- Vie et Passion du Christ (1903)
- Directed by: Lucien Nonguet (co-director), Ferdinand Zecca (co-director)
- Produced by: Charles Pathé
- Starring: Madame Moreau (Virgin Mary) Monsieur Moreau (Joseph)
- Cinematography: Camille Legrand Wormser
- Distributed by: Pathé Frères
- Release dates: May 1903 (France); June 1903 (U.S.);
- Running time: 44 minutes
- Country: France
- Language: Silent (French intertitles)

= Vie et Passion du Christ =

Vie et Passion du Christ (English: Life and Passion of the Christ) is a 44-minute French silent film that was produced and released in 1903. As such, it is considered the first feature-length narrative film.

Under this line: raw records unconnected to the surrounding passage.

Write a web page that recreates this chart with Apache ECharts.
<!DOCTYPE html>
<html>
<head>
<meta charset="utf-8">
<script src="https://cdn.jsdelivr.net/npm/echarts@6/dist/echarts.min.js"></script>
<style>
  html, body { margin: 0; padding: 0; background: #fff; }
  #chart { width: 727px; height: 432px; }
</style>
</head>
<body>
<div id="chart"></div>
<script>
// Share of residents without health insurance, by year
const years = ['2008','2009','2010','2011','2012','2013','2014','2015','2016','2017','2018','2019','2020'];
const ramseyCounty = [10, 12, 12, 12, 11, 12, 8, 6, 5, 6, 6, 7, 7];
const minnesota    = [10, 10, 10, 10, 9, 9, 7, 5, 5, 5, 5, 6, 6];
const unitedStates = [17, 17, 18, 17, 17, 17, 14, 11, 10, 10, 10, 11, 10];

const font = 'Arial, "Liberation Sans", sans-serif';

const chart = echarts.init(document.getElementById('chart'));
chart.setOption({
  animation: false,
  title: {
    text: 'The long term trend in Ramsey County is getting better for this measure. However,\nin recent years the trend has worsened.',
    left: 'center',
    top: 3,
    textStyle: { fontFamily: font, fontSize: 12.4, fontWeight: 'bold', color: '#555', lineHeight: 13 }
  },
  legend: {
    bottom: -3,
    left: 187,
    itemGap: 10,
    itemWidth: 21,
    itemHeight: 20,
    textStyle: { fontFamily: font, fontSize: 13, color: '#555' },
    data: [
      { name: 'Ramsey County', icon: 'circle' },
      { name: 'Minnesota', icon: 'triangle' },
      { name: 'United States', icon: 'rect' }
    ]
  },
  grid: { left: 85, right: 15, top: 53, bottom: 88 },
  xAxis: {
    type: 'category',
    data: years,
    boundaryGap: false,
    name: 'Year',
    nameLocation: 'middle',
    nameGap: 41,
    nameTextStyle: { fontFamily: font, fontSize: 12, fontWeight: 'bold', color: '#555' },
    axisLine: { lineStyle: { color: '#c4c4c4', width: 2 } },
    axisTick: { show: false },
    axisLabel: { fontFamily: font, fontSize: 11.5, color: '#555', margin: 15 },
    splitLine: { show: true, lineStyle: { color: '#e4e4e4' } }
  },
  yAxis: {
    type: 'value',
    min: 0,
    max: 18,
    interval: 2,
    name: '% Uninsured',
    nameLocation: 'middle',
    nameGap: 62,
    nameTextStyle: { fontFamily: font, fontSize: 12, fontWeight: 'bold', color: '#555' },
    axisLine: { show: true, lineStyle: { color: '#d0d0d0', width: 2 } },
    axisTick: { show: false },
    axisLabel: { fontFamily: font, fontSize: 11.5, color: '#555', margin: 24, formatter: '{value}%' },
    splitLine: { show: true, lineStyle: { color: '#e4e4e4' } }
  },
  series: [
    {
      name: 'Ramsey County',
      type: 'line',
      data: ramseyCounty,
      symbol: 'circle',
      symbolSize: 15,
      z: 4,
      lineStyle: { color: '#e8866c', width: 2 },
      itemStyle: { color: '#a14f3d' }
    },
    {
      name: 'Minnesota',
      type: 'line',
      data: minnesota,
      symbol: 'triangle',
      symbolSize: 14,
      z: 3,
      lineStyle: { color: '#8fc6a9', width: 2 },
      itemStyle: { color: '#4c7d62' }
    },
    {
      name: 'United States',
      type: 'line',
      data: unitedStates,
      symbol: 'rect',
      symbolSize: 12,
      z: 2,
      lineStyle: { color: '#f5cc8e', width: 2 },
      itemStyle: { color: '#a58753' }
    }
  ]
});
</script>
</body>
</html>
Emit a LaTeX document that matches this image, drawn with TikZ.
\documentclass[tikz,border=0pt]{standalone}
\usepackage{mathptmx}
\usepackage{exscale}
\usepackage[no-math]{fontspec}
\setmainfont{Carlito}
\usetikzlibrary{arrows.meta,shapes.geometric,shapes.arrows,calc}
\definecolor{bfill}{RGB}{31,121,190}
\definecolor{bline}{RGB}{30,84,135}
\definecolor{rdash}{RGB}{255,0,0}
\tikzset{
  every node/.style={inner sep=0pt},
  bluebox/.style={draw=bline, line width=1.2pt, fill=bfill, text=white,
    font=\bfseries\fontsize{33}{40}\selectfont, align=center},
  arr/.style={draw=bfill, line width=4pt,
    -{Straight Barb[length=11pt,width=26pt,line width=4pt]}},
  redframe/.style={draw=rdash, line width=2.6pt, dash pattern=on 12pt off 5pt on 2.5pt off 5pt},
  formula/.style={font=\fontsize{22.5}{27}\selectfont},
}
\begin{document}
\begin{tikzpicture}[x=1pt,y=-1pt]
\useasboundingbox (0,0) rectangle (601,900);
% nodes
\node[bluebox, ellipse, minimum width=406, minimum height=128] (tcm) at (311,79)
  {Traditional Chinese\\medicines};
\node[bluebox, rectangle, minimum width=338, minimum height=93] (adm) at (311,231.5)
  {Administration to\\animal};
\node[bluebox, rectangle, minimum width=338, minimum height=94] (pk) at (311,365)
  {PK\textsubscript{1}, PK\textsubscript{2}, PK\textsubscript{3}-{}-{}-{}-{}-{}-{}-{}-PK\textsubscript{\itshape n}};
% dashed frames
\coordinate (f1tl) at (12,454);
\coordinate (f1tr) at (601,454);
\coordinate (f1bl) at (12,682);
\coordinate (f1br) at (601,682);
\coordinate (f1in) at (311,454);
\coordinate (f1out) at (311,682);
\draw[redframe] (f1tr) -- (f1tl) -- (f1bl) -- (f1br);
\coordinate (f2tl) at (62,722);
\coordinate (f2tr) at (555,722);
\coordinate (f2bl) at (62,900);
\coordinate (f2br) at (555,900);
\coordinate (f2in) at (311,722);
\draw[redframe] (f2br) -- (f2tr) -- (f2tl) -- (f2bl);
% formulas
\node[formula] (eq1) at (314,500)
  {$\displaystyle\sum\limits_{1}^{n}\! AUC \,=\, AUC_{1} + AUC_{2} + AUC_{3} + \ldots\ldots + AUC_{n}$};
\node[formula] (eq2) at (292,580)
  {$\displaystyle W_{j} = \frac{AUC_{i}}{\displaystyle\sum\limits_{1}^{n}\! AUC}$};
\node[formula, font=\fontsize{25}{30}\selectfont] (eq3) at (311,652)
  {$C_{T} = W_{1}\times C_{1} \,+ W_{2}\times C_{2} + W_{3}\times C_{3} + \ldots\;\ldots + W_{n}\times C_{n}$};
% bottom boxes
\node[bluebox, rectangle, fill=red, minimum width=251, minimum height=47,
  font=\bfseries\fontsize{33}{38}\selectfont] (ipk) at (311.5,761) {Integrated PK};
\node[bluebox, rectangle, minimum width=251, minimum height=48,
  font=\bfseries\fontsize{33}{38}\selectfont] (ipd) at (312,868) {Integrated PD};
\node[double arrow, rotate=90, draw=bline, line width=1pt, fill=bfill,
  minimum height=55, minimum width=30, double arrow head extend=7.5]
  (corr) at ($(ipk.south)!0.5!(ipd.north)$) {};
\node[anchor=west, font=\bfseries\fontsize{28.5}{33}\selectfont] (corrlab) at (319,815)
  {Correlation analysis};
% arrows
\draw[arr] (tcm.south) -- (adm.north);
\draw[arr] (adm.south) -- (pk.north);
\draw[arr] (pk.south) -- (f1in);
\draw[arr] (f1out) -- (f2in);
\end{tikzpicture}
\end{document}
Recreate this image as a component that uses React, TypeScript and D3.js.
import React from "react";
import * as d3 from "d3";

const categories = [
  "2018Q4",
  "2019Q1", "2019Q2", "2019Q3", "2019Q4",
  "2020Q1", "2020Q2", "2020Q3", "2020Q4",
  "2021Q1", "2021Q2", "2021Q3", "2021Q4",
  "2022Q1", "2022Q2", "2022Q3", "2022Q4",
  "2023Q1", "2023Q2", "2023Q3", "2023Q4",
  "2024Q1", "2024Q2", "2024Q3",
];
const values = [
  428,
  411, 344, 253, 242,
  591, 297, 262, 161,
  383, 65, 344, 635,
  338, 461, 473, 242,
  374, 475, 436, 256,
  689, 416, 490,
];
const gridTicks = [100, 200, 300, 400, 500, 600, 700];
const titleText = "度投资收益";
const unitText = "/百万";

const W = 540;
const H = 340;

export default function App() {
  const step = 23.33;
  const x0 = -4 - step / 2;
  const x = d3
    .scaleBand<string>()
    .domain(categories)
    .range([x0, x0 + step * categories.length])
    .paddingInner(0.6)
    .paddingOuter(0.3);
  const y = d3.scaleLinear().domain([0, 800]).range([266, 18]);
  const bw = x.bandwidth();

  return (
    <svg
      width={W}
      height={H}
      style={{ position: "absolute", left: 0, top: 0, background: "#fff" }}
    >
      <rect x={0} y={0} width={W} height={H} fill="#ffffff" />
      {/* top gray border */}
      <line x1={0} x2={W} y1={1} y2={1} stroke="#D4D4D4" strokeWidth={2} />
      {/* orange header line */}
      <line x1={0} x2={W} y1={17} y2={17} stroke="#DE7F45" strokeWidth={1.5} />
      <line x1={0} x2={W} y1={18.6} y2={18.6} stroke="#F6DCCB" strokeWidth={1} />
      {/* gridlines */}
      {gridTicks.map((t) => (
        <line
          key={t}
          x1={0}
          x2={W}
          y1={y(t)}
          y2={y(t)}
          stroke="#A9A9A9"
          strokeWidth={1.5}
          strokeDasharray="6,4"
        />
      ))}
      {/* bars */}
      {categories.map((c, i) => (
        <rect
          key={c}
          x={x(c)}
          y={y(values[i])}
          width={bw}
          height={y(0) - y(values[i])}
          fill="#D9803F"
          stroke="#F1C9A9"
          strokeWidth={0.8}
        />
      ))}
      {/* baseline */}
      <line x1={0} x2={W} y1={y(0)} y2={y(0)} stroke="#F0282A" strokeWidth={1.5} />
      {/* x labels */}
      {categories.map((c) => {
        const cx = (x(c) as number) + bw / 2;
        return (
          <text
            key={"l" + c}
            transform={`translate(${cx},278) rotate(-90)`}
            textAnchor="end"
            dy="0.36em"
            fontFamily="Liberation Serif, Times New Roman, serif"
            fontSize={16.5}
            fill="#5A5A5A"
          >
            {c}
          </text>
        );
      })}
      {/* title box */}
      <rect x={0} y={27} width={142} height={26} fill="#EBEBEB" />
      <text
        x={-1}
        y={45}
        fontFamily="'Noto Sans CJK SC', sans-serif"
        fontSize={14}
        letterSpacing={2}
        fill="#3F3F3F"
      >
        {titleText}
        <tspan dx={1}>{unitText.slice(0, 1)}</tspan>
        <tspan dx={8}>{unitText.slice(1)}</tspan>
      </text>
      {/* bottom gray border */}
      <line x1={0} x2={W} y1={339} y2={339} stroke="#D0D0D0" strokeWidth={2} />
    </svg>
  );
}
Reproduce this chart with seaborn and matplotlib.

The film, with sequences made in the stencil color process Pathéchrome, takes a straightforward approach to its subject matter. All scenes are introduced by an inter-title giving the traditional name of the event (the Annunciation, the Nativity, etc.) followed by the actors playing out the familiar stories from the Gospels. Other than the scene titles, there are no other inter-titles. Many of the scenes attempt to recreate the illustrations of the life of Christ by Gustave Doré in detail.

In 1932, the film was re-issued in the U.S., distributed on a states-rights basis. Instead of the stencil coloring effect, however, the film was printed on red-tinted stock, with a musical score compiled by James C. Bradford.

== Multiple Pathé Passion Play films ==
The original French title for the film was La Vie et la passion de Jésus Christ (The Life and the Passion of Jesus Christ). At least ten different Passion Play films were released between 1897 and 1914, including three by Pathé in 1902, 1907, and 1914. The 1902 version was expanded and revised several times by Pathé before an all-new remake was released in 1907.

| The Annunciation scene from the 1902-1905 film | The Annunciation scene from the 1907 film |

==Legacy==
The film was included by the Vatican in a list of important films compiled in 1995, under the category of "Religion". It is the oldest entry to make the list.